Reproduce the material below line by line, beginning with its first line and ending with the line that contains "minimum height=29pt] (tp1)"; leave out pictures.

Data excerpts:
* START *

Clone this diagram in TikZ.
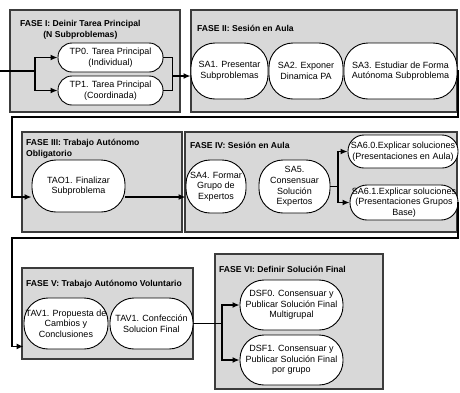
\documentclass[tikz,border=0pt]{standalone}
\usepackage{fontspec}
\setmainfont{Liberation Sans}
\usetikzlibrary{arrows.meta,calc}
\definecolor{phasefill}{RGB}{216,216,216}
\definecolor{phaseline}{RGB}{60,60,60}
\tikzset{
  phase/.style={draw=phaseline, fill=phasefill, line width=1.1pt},
  phasetitle/.style={font=\fontsize{8.6}{11}\selectfont\bfseries, inner sep=0pt, align=left},
  stage/.style={draw, fill=white, line width=0.9pt, rounded corners=14pt, align=center,
    inner sep=0pt, font=\fontsize{9}{10.6}\selectfont},
  tallstage/.style={stage, rounded corners=24pt},
  wire/.style={line width=1.4pt},
  conn/.style={wire, -{Latex[length=7pt,width=6pt]}},
}

\begin{document}
\begin{tikzpicture}[x=1pt,y=-1pt]
			%%%%% START %%%%%
			\useasboundingbox (0,0) rectangle (460,392);
			
			% fases
			\draw[phase] (10,10) rectangle (180,112);
			\draw[phase] (191,10) rectangle (457,112);
			\draw[phase] (22,132) rectangle (182,232);
			\draw[phase] (185,132) rectangle (457,232);
			\draw[phase] (22,268) rectangle (193,359);
			\draw[phase] (215,254) rectangle (383,389);
			
			\node[phasetitle, align=center, anchor=north west] (t1) at (20,19.8) {FASE I: Deinir Tarea Principal\\(N Subproblemas)};
			\node[phasetitle, anchor=base west] (t2) at (197,31) {FASE II: Sesión en Aula};
			\node[phasetitle, anchor=north west] (t3) at (26,138.5) {FASE III: Trabajo Autónomo\\Obligatorio};
			\node[phasetitle, anchor=base west] (t4) at (190,148) {FASE IV: Sesión en Aula};
			\node[phasetitle, anchor=base west] (t5) at (26,286) {FASE V: Trabajo Autónomo Voluntario};
			\node[phasetitle, anchor=base west] (t6) at (219,272) {FASE VI: Definir Solución Final};
			
			% tareas
			\node[stage, minimum width=105pt, minimum height=29pt] (tp0) at (110.5,57.5) {TP0. Tarea Principal\\(Individual)};
			\node[stage, minimum width=105pt, minimum height=29pt] (tp1) at (110.5,90.5) {TP1. Tarea Principal\\(Coordinada)};
			
			\node[tallstage, minimum width=77pt, minimum height=56pt] (sa1) at (229.5,71) {SA1. Presentar\\Subproblemas};
			\node[tallstage, minimum width=74pt, minimum height=56pt] (sa2) at (306,71) {SA2. Exponer\\Dinamica PA};
			\node[tallstage, minimum width=113pt, minimum height=56pt] (sa3) at (400.5,71) {SA3. Estudiar de Forma\\Autónoma Subproblema};
			
			\node[tallstage, minimum width=93pt, minimum height=52pt] (tao1) at (78.5,186) {TAO1. Finalizar\\Subproblema};
			\node[tallstage, minimum width=60pt, minimum height=53pt] (sa4) at (216,186.5) {SA4. Formar\\Grupo de\\Expertos};
			\node[tallstage, minimum width=71pt, minimum height=53pt] (sa5) at (294.5,186.5) {SA5.\\Consensuar\\Solución\\Expertos};
			\node[stage, rounded corners=16pt, minimum width=110pt, minimum height=33pt] (sa60) at (403,151.5) {SA6.0.Explicar soluciones\\(Presentaciones en Aula)};
			\node[stage, rounded corners=17pt, minimum width=108pt, minimum height=35pt] (sa61) at (404,202.5) {SA6.1.Explicar soluciones\\(Presentaciones Grupos\\Base)};
			
			\node[tallstage, minimum width=84pt, minimum height=51pt] (tav1a) at (66,323.5) {TAV1. Propuesta de\\Cambios y\\Conclusiones};
			\node[tallstage, minimum width=83pt, minimum height=51pt] (tav1b) at (151.5,323.5) {TAV1. Confección\\Solucion Final};
			
			\node[tallstage, minimum width=103pt, minimum height=50pt] (dsf0) at (291.5,305) {DSF0. Consensuar y\\Publicar Solución Final\\Multigrupal};
			\node[tallstage, minimum width=103pt, minimum height=50pt] (dsf1) at (291.5,360) {DSF1. Consensuar y\\Publicar Solución Final\\por grupo};
			
			% conectores
			\coordinate (in0) at (0,71);
			\coordinate (jn0) at (35,71);
			\draw[wire] (in0) -- (jn0);
			\draw[conn] (jn0) |- (tp0.west);
			\draw[conn] (jn0) |- (tp1.west);
			\draw[wire] (tp0.east) -- ++(9,0) |- (tp1.east);
			\coordinate (jn1) at (172,76);
			\draw[conn] (jn1) -- (jn1 -| sa1.west);
			
			\coordinate (rt1) at (458,117);
			\coordinate (lf1) at (12,117);
			\draw[conn] (sa3.east) -| (rt1) -- (lf1) |- ($(tao1.west)+(0,11)$);
			\draw[conn] ($(tao1.east)+(0,11)$) -- ($(sa4.west)+(0,10.5)$);
			
			\coordinate (jn2) at (338,186.5);
			\draw[wire] (sa5.east) -- (jn2);
			\draw[conn] (jn2) |- (sa60.west);
			\draw[conn] (jn2) |- (sa61.west);
			
			\coordinate (rt2) at (458,238);
			\coordinate (lf2) at (12,238);
			\draw[conn] (sa61.east) -| (rt2) -- (lf2) |- ($(tav1a.south west)+(0,-3)$);
			
			\coordinate (jn3) at (222,323.5);
			\draw[wire] (tav1b.east) -- (jn3);
			\draw[conn] (jn3) |- (dsf0.west);
			\draw[conn] (jn3) |- (dsf1.west);
			
			%%%%% END %%%%%
\end{tikzpicture}
\end{document}
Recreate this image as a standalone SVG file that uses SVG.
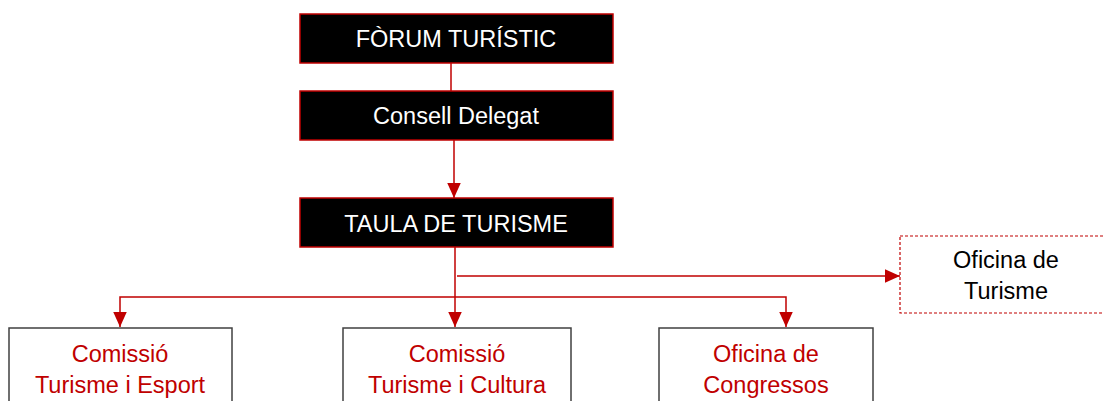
<svg xmlns="http://www.w3.org/2000/svg" width="1104" height="401" viewBox="0 0 1104 401">
<defs>
<style>
.top{fill:#000;stroke:#C00000;stroke-width:1.5}
.bot{fill:#fff;stroke:#404040;stroke-width:1.5}
.dash{fill:#fff;stroke:#C00000;stroke-width:1.2;stroke-dasharray:3,2}
.wt{font-family:"Liberation Sans",Arial,sans-serif;font-size:23.5px;fill:#fff;text-anchor:middle}
.rt{font-family:"Liberation Sans",Arial,sans-serif;font-size:23.5px;fill:#C00000;text-anchor:middle}
.bt{font-family:"Liberation Sans",Arial,sans-serif;font-size:23.5px;fill:#000;text-anchor:middle}
.c{fill:none;stroke:#C00000;stroke-width:1.5}
</style>
<marker id="ah" viewBox="0 0 10 10" refX="10" refY="5" markerWidth="15" markerHeight="15" markerUnits="userSpaceOnUse" orient="auto">
<path d="M0,0.5 L10,5 L0,9.5 z" fill="#C00000"/>
</marker>
</defs>
<g id="connectors">
<path class="c" d="M451,57 V91"/>
<path class="c" d="M454,140 V198" marker-end="url(#ah)"/>
<path class="c" d="M455,247 V327" marker-end="url(#ah)"/>
<path class="c" d="M457,276 H900" marker-end="url(#ah)"/>
<path class="c" d="M455,297 H120 V327" marker-end="url(#ah)"/>
<path class="c" d="M455,297 H786 V327" marker-end="url(#ah)"/>
</g>
<g id="forum">
<rect class="top" x="300" y="14" width="313" height="49"/>
<text class="wt" x="456" y="47">FÒRUM TURÍSTIC</text>
</g>
<g id="consell">
<rect class="top" x="300" y="91" width="313" height="49"/>
<text class="wt" x="456" y="124">Consell Delegat</text>
</g>
<g id="taula">
<rect class="top" x="300" y="198" width="313" height="49"/>
<text class="wt" x="456" y="232">TAULA DE TURISME</text>
</g>
<g id="oficina-turisme">
<rect class="dash" x="900" y="236" width="220" height="77"/>
<text class="bt" x="1006" y="268">Oficina de</text>
<text class="bt" x="1006" y="299">Turisme</text>
</g>
<g id="comissio-esport">
<rect class="bot" x="9" y="328" width="223" height="80"/>
<text class="rt" x="120" y="362">Comissió</text>
<text class="rt" x="120" y="393">Turisme i Esport</text>
</g>
<g id="comissio-cultura">
<rect class="bot" x="343" y="328" width="228" height="80"/>
<text class="rt" x="457" y="362">Comissió</text>
<text class="rt" x="457" y="393">Turisme i Cultura</text>
</g>
<g id="oficina-congressos">
<rect class="bot" x="659" y="328" width="214" height="80"/>
<text class="rt" x="766" y="362">Oficina de</text>
<text class="rt" x="766" y="393">Congressos</text>
</g>
</svg>
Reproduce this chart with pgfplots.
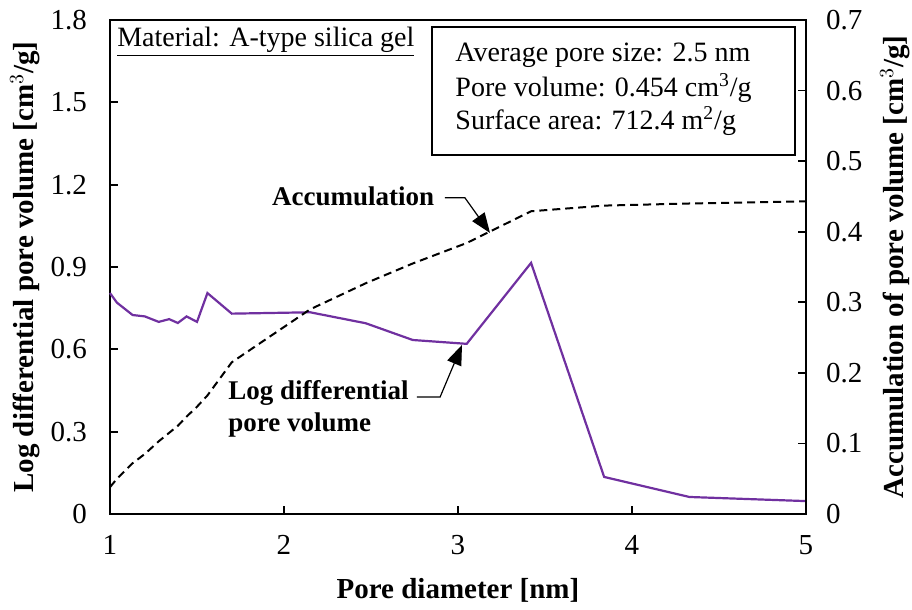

* END *

Written solution:
Clone this diagram in TikZ.
\documentclass[tikz,border=0pt]{standalone}
\usepackage{fontspec}
\setmainfont{Liberation Sans}
\usetikzlibrary{arrows.meta,calc}
\definecolor{phasefill}{RGB}{216,216,216}
\definecolor{phaseline}{RGB}{60,60,60}
\tikzset{
  phase/.style={draw=phaseline, fill=phasefill, line width=1.1pt},
  phasetitle/.style={font=\fontsize{8.6}{11}\selectfont\bfseries, inner sep=0pt, align=left},
  stage/.style={draw, fill=white, line width=0.9pt, rounded corners=14pt, align=center,
    inner sep=0pt, font=\fontsize{9}{10.6}\selectfont},
  tallstage/.style={stage, rounded corners=24pt},
  wire/.style={line width=1.4pt},
  conn/.style={wire, -{Latex[length=7pt,width=6pt]}},
}

\begin{document}
\begin{tikzpicture}[x=1pt,y=-1pt]
			%%%%% START %%%%%
			\useasboundingbox (0,0) rectangle (460,392);
			
			% fases
			\draw[phase] (10,10) rectangle (180,112);
			\draw[phase] (191,10) rectangle (457,112);
			\draw[phase] (22,132) rectangle (182,232);
			\draw[phase] (185,132) rectangle (457,232);
			\draw[phase] (22,268) rectangle (193,359);
			\draw[phase] (215,254) rectangle (383,389);
			
			\node[phasetitle, align=center, anchor=north west] (t1) at (20,19.8) {FASE I: Deinir Tarea Principal\\(N Subproblemas)};
			\node[phasetitle, anchor=base west] (t2) at (197,31) {FASE II: Sesión en Aula};
			\node[phasetitle, anchor=north west] (t3) at (26,138.5) {FASE III: Trabajo Autónomo\\Obligatorio};
			\node[phasetitle, anchor=base west] (t4) at (190,148) {FASE IV: Sesión en Aula};
			\node[phasetitle, anchor=base west] (t5) at (26,286) {FASE V: Trabajo Autónomo Voluntario};
			\node[phasetitle, anchor=base west] (t6) at (219,272) {FASE VI: Definir Solución Final};
			
			% tareas
			\node[stage, minimum width=105pt, minimum height=29pt] (tp0) at (110.5,57.5) {TP0. Tarea Principal\\(Individual)};
			\node[stage, minimum width=105pt, minimum height=29pt] (tp1) at (110.5,90.5) {TP1. Tarea Principal\\(Coordinada)};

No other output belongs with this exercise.